I hadn’t considered robots much before reading Alone Together, but now I’m fascinated. Especially, the robots developed to comfort residents of nursing homes make me wonder about the importance of human nurture — if humans develop a robot that comfort elderly folks, can that be seen as an extension of our care or the renunciation of it?
The second part of the book is about the effects of networked lives on our culture, and especially on our children. I was most struck by stories of teenagers who longed for their parents to get off their phones and be more present with them — at the dinner table, at school pick-up, at sports events, even watching TV. Turkle says she went into the project expecting to find parents complaining about their kids’ addiction to technology, but she actually found kids complaining about their parents more often.
Here are just a few quotes from Turkle’s research to whet your appetite:
- “If Facebook were deleted, I’d be deleted … All my memories would probably go along with it … If Facebook were undone, I might actually freak out…That is where I am. It’s part of your life. It’s a second you.”
- “Second Life gives me a better relationship that I have in real life. This is where I feel most myself. Jade accepts who I am. My relationship with Jade makes it possible for me to stay in my marriage, with my family.
- A teenager who says he has to respond to texts in ten minutes max: “I will tell you how it is at this school. If something comes in our our phone and it’s a text, you feel you have to respond…Few people can look down at their phone and then walk away from it. Few people do that….Texting is pressure. I don’t always feel like communicating. Who says that we always have to be ready to communicate?”
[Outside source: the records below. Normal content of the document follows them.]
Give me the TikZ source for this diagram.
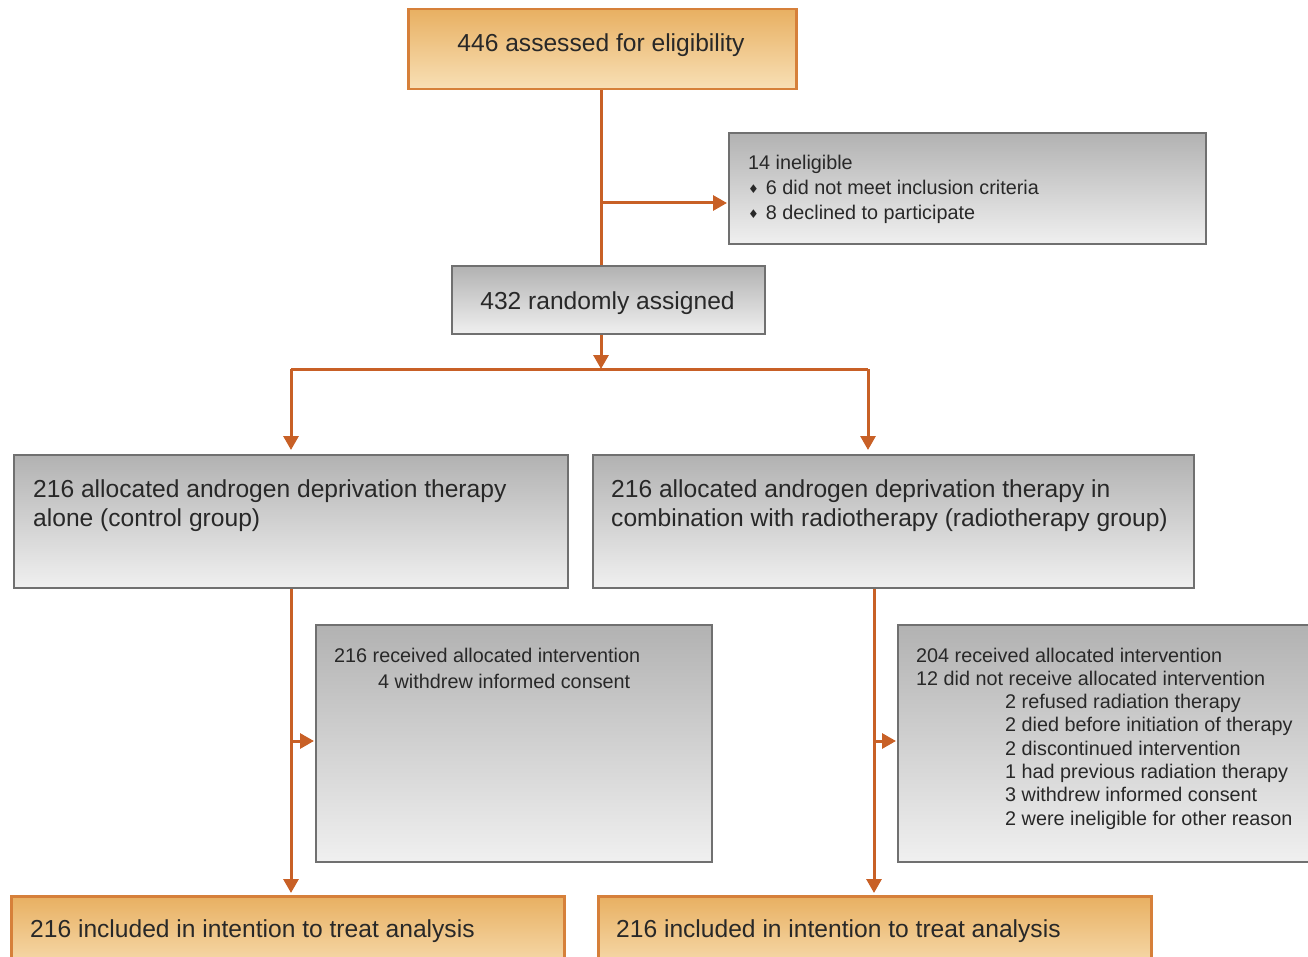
\documentclass[tikz,border=0pt]{standalone}
\usepackage{fontspec}
\setmainfont{Liberation Sans}
\newfontfamily\symfont{DejaVu Sans}
\usetikzlibrary{arrows.meta,calc}

\definecolor{flow}{RGB}{200,96,38}
\definecolor{oborder}{RGB}{214,128,58}
\definecolor{otop}{RGB}{232,176,98}
\definecolor{obot}{RGB}{248,224,182}
\definecolor{gborder}{RGB}{112,112,112}
\definecolor{gtop}{RGB}{178,178,178}
\definecolor{gbot}{RGB}{240,240,240}
\definecolor{ink}{RGB}{40,40,40}

\tikzset{
  obox/.style={rectangle, draw=oborder, line width=2.5pt, top color=otop, bottom color=obot, inner sep=0pt, anchor=north west},
  gbox/.style={rectangle, draw=gborder, line width=2.2pt, top color=gtop, bottom color=gbot, inner sep=0pt, anchor=north west},
  big/.style={inner sep=0pt, text=ink, font=\fontsize{24.6}{30}\selectfont},
  small/.style={inner sep=0pt, text=ink, font=\fontsize{19.8}{25}\selectfont, anchor=base west},
  conn/.style={draw=flow, line width=3pt},
  arr/.style={conn, -{Triangle[length=14pt,width=15pt]}},
}
\newcommand{\dbul}{{\symfont\fontsize{12}{12}\selectfont\raisebox{1.5pt}{♦}}\hspace{7pt}}

\begin{document}
\begin{tikzpicture}[x=1pt,y=-1pt]
\useasboundingbox (0,0) rectangle (1308,957);
\clip (0,0) rectangle (1308,957);

% boxes
\node[obox, minimum width=388pt, minimum height=80pt] (top) at (407,8) {};
\node[gbox, minimum width=477pt, minimum height=111pt] (inel) at (728,132) {};
\node[gbox, minimum width=313pt, minimum height=68pt] (rand) at (451,265) {};
\node[gbox, minimum width=554pt, minimum height=133pt] (ctrl) at (13,454) {};
\node[gbox, minimum width=601pt, minimum height=133pt] (radio) at (592,454) {};
\node[gbox, minimum width=396pt, minimum height=237pt] (recl) at (315,624) {};
\node[gbox, minimum width=430pt, minimum height=237pt] (recr) at (897,624) {};
\node[obox, minimum width=553pt, minimum height=80pt] (itta) at (10,895) {};
\node[obox, minimum width=553pt, minimum height=80pt] (ittb) at (597,895) {};

% texts
\node[big, anchor=base] (ttop) at (601,52) {446 assessed for eligibility};
\node[small] (i1) at (748,170) {14 ineligible};
\node[small] (i2) at (748,195) {\dbul 6 did not meet inclusion criteria};
\node[small] (i3) at (748,220) {\dbul 8 declined to participate};
\node[big, anchor=base] (trand) at (607.5,309) {432 randomly assigned};
\node[big, anchor=base west] (c1) at (33,497) {216 allocated androgen deprivation therapy};
\node[big, anchor=base west] (c2) at (33,526) {alone (control group)};
\node[big, anchor=base west] (d1) at (611,497) {216 allocated androgen deprivation therapy in};
\node[big, anchor=base west] (d2) at (611,526) {combination with radiotherapy (radiotherapy group)};
\node[small] (l1) at (334,662) {216 received allocated intervention};
\node[small] (l2) at (378,688) {4 withdrew informed consent};
\node[small] (r1) at (916,662) {204 received allocated intervention};
\node[small] (r2) at (916,685.3) {12 did not receive allocated intervention};
\node[small] (r3) at (1005,708.6) {2 refused radiation therapy};
\node[small] (r4) at (1005,731.9) {2 died before initiation of therapy};
\node[small] (r5) at (1005,755.2) {2 discontinued intervention};
\node[small] (r6) at (1005,778.5) {1 had previous radiation therapy};
\node[small] (r7) at (1005,801.8) {3 withdrew informed consent};
\node[small] (r8) at (1005,825.1) {2 were ineligible for other reason};
\node[big, anchor=base west] (e1) at (30,937) {216 included in intention to treat analysis};
\node[big, anchor=base west] (e2) at (616,937) {216 included in intention to treat analysis};

% connectors
\coordinate (trunk) at (601,203);
\coordinate (split) at (601,369);
\coordinate (lsplit) at (291,369);
\coordinate (rsplit) at (868,369);
\coordinate (lbr) at (291,741);
\coordinate (rbr) at (874,741);

\draw[conn] (top.south -| trunk) -- (rand.north -| trunk);
\draw[arr, shorten >=1pt] (trunk) -- (trunk -| inel.west);
\draw[arr] (rand.south -| split) -- (split);
\draw[conn] (lsplit) -- (rsplit);
\draw[arr, shorten >=4pt] (lsplit) -- (lsplit |- ctrl.north);
\draw[arr, shorten >=4pt] (rsplit) -- (rsplit |- radio.north);
\draw[arr, shorten >=2pt] (ctrl.south -| lbr) -- (lbr |- itta.north);
\draw[arr, shorten >=1pt] (lbr) -- (lbr -| recl.west);
\draw[arr, shorten >=2pt] (radio.south -| rbr) -- (rbr |- ittb.north);
\draw[arr, shorten >=1pt] (rbr) -- (rbr -| recr.west);
\end{tikzpicture}
\end{document}
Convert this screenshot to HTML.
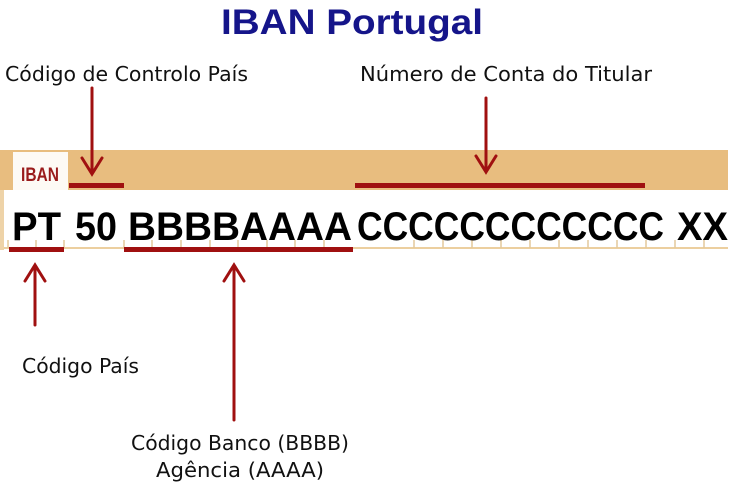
<!DOCTYPE html>
<html><head><meta charset="utf-8"><style>
html,body{margin:0;padding:0;background:#fff;}
svg{display:block}
</style></head><body>
<svg width="730" height="500" viewBox="0 0 730 500" xmlns="http://www.w3.org/2000/svg">
<rect width="730" height="500" fill="#fff"/>
<text x="352" y="34" text-anchor="middle" font-family="Liberation Sans, sans-serif" font-weight="bold" font-size="35" fill="#15158a" textLength="262" lengthAdjust="spacingAndGlyphs">IBAN Portugal</text>
<g font-family="DejaVu Sans, sans-serif" font-size="20" fill="#111">
<text x="5" y="81" textLength="243" lengthAdjust="spacingAndGlyphs">Código de Controlo País</text>
<text x="360" y="81" textLength="292" lengthAdjust="spacingAndGlyphs">Número de Conta do Titular</text>
<text x="22" y="373" textLength="117" lengthAdjust="spacingAndGlyphs">Código País</text>
<text x="240" y="450" text-anchor="middle" textLength="218" lengthAdjust="spacingAndGlyphs">Código Banco (BBBB)</text>
<text x="240" y="477" text-anchor="middle" textLength="168" lengthAdjust="spacingAndGlyphs">Agência (AAAA)</text>
</g>
<rect x="0" y="150" width="728" height="40" fill="#e8bd7f"/>
<rect x="0" y="190" width="4" height="60" fill="#eed3a8"/>
<rect x="13" y="152" width="55" height="40" fill="#fdfaf5"/>
<rect x="4" y="190" width="724" height="58" fill="#fff"/>
<text x="40" y="181" text-anchor="middle" font-family="Liberation Sans, sans-serif" font-weight="bold" font-size="19" fill="#9a1c1c" textLength="38" lengthAdjust="spacingAndGlyphs">IBAN</text>
<line x1="4" y1="248" x2="728" y2="248" stroke="#eccf9f" stroke-width="2"/>
<g stroke="#e3c89a" stroke-width="1.5">
<line x1="8" y1="240" x2="8" y2="248"/><line x1="36" y1="240" x2="36" y2="248"/><line x1="64" y1="240" x2="64" y2="248"/>
<line x1="124" y1="240" x2="124" y2="248"/><line x1="152" y1="240" x2="152" y2="248"/><line x1="181" y1="240" x2="181" y2="248"/><line x1="210" y1="240" x2="210" y2="248"/><line x1="238" y1="240" x2="238" y2="248"/><line x1="267" y1="240" x2="267" y2="248"/><line x1="295" y1="240" x2="295" y2="248"/><line x1="324" y1="240" x2="324" y2="248"/>
<line x1="414" y1="240" x2="414" y2="248"/><line x1="443" y1="240" x2="443" y2="248"/><line x1="472" y1="240" x2="472" y2="248"/><line x1="501" y1="240" x2="501" y2="248"/><line x1="530" y1="240" x2="530" y2="248"/><line x1="559" y1="240" x2="559" y2="248"/><line x1="588" y1="240" x2="588" y2="248"/><line x1="617" y1="240" x2="617" y2="248"/><line x1="646" y1="240" x2="646" y2="248"/><line x1="675" y1="240" x2="675" y2="248"/><line x1="704" y1="240" x2="704" y2="248"/>
</g>
<g font-family="Liberation Sans, sans-serif" font-weight="bold" font-size="40" fill="#000">
<text x="12" y="240" textLength="49" lengthAdjust="spacingAndGlyphs">PT</text>
<text x="75" y="240" textLength="42" lengthAdjust="spacingAndGlyphs">50</text>
<text x="128" y="240" textLength="224" lengthAdjust="spacingAndGlyphs">BBBBAAAA</text>
<text x="357" y="240" textLength="307" lengthAdjust="spacingAndGlyphs">CCCCCCCCCCCC</text>
<text x="677" y="240" textLength="51" lengthAdjust="spacingAndGlyphs">XX</text>
</g>
<g fill="#a01010">
<rect x="69" y="183" width="55" height="5"/>
<rect x="355" y="183" width="290" height="5"/>
<rect x="9" y="247" width="55" height="5"/>
<rect x="124" y="247" width="229" height="5"/>
</g>
<g stroke="#a01010" stroke-width="3" fill="none" stroke-linecap="round">
<line x1="92" y1="88" x2="92" y2="172"/><polyline points="82,158 92,174 102,158"/>
<line x1="486" y1="98" x2="486" y2="170"/><polyline points="476,156 486,172 496,156"/>
<line x1="35" y1="267" x2="35" y2="325"/><polyline points="25,281 35,265 45,281"/>
<line x1="234" y1="267" x2="234" y2="420"/><polyline points="224,281 234,265 244,281"/>
</g>
</svg>
</body></html>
My basic approach to technology these days is this: I love it, but we can’t pretend it’s anything other than value neutral. It is affecting our society in enormous ways, and while many of them are grand, many of them are also serious and potentially problematic. Increasingly, such questions present significant ethical dilemmas that people of faith must speak to carefully. Alone Together is a mighty fine layperson’s introduction to where we are as a technological and social media society. Sherry Turkle understands that “children must grow up in their own generation,” that technology is here to stay. But Turkle also knows that technology isn’t our savior either.